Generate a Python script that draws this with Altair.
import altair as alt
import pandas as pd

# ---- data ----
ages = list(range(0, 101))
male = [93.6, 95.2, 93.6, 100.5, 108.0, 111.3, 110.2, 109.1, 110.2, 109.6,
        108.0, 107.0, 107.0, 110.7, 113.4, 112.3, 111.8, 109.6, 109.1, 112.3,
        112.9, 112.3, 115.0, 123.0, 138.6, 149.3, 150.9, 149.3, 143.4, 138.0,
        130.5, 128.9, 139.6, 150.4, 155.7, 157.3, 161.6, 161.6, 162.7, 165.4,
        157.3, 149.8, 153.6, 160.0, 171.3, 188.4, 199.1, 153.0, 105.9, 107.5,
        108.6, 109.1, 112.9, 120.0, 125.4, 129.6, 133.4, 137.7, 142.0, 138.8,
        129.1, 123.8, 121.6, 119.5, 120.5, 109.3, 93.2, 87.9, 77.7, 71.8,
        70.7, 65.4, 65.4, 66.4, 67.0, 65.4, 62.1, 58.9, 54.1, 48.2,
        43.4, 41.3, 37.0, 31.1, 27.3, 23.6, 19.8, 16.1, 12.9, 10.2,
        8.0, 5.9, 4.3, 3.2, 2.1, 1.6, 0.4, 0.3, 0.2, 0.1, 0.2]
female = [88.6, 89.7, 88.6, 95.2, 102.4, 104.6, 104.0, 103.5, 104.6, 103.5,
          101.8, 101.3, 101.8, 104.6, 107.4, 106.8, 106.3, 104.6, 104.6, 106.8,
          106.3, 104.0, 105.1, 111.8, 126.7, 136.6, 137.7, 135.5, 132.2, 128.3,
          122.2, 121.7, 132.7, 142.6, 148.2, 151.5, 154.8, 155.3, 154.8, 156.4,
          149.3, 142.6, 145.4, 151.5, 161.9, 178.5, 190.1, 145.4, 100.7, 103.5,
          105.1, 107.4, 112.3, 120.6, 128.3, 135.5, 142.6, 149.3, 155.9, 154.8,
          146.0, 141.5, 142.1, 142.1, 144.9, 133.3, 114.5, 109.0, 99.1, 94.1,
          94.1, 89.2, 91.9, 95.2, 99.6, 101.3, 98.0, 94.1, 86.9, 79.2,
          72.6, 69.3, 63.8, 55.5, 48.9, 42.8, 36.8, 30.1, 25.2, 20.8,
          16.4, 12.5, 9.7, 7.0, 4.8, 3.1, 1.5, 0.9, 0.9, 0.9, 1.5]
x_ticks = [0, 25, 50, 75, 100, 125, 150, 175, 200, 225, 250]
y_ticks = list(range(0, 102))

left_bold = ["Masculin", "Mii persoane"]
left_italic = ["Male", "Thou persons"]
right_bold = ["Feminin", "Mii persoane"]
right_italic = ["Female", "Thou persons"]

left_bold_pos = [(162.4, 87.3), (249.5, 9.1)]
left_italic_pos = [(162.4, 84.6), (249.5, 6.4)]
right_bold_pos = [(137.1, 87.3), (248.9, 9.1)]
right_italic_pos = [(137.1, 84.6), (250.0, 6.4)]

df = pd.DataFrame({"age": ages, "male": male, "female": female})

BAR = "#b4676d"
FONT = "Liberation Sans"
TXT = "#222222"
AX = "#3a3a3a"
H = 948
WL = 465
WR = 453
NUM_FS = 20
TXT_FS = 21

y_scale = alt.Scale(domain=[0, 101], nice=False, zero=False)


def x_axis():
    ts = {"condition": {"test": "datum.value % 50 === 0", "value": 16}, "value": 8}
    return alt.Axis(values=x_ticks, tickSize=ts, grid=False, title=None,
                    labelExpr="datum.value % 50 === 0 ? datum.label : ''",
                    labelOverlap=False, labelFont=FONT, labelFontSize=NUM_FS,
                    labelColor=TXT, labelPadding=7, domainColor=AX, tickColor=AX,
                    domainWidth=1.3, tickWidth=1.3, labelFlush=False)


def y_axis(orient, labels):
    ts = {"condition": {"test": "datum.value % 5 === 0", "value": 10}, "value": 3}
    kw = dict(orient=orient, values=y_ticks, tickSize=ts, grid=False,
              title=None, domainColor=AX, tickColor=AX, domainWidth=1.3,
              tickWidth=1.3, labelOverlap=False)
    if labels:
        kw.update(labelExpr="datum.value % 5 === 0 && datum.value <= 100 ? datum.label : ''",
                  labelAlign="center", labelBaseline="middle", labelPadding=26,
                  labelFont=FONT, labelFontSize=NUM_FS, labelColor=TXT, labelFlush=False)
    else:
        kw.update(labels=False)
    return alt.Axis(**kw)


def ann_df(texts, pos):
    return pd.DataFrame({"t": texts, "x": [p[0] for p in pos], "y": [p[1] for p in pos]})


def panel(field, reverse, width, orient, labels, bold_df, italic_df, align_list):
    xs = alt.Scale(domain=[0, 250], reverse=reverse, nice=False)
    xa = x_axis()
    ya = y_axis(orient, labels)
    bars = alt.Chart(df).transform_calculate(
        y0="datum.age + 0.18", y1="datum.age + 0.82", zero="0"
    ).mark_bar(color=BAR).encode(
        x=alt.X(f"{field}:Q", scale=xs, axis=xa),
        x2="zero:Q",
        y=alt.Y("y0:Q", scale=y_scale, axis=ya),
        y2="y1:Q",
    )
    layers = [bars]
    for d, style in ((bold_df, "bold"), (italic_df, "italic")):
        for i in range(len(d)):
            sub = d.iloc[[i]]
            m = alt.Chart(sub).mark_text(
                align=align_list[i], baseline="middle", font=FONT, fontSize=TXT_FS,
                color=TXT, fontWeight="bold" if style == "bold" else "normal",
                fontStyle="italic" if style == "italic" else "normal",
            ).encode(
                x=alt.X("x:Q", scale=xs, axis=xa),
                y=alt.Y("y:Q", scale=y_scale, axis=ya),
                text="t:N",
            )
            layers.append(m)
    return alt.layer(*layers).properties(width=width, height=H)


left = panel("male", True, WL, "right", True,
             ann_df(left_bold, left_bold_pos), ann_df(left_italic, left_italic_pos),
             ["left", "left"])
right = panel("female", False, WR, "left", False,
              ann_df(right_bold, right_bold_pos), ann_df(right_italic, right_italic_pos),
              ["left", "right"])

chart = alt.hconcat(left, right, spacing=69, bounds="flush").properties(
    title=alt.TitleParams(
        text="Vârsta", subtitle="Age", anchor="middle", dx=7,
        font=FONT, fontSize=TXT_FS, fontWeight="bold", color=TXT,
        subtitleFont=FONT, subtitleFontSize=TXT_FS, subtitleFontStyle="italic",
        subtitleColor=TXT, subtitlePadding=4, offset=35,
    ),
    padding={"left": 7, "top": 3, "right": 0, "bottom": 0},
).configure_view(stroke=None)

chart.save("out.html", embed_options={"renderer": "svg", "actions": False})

———

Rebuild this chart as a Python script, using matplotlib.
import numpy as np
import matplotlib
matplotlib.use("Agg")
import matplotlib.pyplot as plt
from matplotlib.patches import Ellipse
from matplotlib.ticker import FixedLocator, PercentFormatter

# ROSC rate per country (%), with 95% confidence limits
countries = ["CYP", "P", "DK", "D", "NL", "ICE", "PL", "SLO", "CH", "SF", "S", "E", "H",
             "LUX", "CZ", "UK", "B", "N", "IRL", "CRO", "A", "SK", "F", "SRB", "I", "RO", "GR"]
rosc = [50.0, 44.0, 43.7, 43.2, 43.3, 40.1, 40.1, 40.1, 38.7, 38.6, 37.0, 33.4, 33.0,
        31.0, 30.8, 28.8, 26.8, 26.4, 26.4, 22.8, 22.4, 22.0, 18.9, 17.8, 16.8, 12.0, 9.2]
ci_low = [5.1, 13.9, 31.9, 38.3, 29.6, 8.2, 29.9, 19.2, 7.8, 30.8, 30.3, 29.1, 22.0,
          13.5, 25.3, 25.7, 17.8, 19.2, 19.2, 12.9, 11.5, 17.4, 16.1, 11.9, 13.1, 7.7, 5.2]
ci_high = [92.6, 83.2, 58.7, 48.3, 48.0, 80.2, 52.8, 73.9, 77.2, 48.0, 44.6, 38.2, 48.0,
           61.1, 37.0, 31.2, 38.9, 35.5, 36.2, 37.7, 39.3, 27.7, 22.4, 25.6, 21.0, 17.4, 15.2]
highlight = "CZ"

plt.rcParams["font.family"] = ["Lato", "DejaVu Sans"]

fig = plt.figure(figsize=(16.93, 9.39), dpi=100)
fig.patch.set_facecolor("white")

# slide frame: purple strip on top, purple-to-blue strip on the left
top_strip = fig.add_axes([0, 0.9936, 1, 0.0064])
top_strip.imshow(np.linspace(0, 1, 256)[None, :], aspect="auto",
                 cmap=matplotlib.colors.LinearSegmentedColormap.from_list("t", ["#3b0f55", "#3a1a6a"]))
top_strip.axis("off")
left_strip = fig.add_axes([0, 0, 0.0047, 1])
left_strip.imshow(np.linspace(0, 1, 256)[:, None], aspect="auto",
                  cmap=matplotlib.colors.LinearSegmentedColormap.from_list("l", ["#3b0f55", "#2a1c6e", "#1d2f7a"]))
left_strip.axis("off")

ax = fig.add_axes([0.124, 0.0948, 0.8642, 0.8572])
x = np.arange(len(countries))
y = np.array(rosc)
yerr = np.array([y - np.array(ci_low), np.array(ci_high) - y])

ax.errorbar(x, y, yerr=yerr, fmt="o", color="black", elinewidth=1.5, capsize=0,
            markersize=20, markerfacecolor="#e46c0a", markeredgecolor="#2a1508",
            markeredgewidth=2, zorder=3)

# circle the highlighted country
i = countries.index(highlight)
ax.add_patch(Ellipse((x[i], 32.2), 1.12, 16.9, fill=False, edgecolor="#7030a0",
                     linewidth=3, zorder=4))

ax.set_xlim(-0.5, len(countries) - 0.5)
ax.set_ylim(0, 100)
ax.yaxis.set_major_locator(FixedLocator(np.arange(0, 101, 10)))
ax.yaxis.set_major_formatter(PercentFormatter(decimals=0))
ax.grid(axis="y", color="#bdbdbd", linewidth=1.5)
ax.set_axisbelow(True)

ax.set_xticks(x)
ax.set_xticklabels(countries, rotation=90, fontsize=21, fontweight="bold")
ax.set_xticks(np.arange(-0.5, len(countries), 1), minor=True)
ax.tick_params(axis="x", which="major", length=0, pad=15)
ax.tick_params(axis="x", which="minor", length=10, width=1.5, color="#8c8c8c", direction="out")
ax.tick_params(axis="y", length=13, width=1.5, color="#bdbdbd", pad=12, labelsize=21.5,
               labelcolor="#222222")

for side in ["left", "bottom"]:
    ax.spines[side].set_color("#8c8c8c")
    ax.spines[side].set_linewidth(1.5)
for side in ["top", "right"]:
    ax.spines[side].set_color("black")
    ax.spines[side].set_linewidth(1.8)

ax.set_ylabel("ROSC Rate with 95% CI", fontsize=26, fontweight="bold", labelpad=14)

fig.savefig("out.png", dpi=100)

———

# EXERCISE DETAILS
Find the word "Python" in the records and pull out each line that has it.

# EXERCISE SOLUTION
Generate a Python script that draws this with Altair.
Rebuild this chart as a Python script, using matplotlib.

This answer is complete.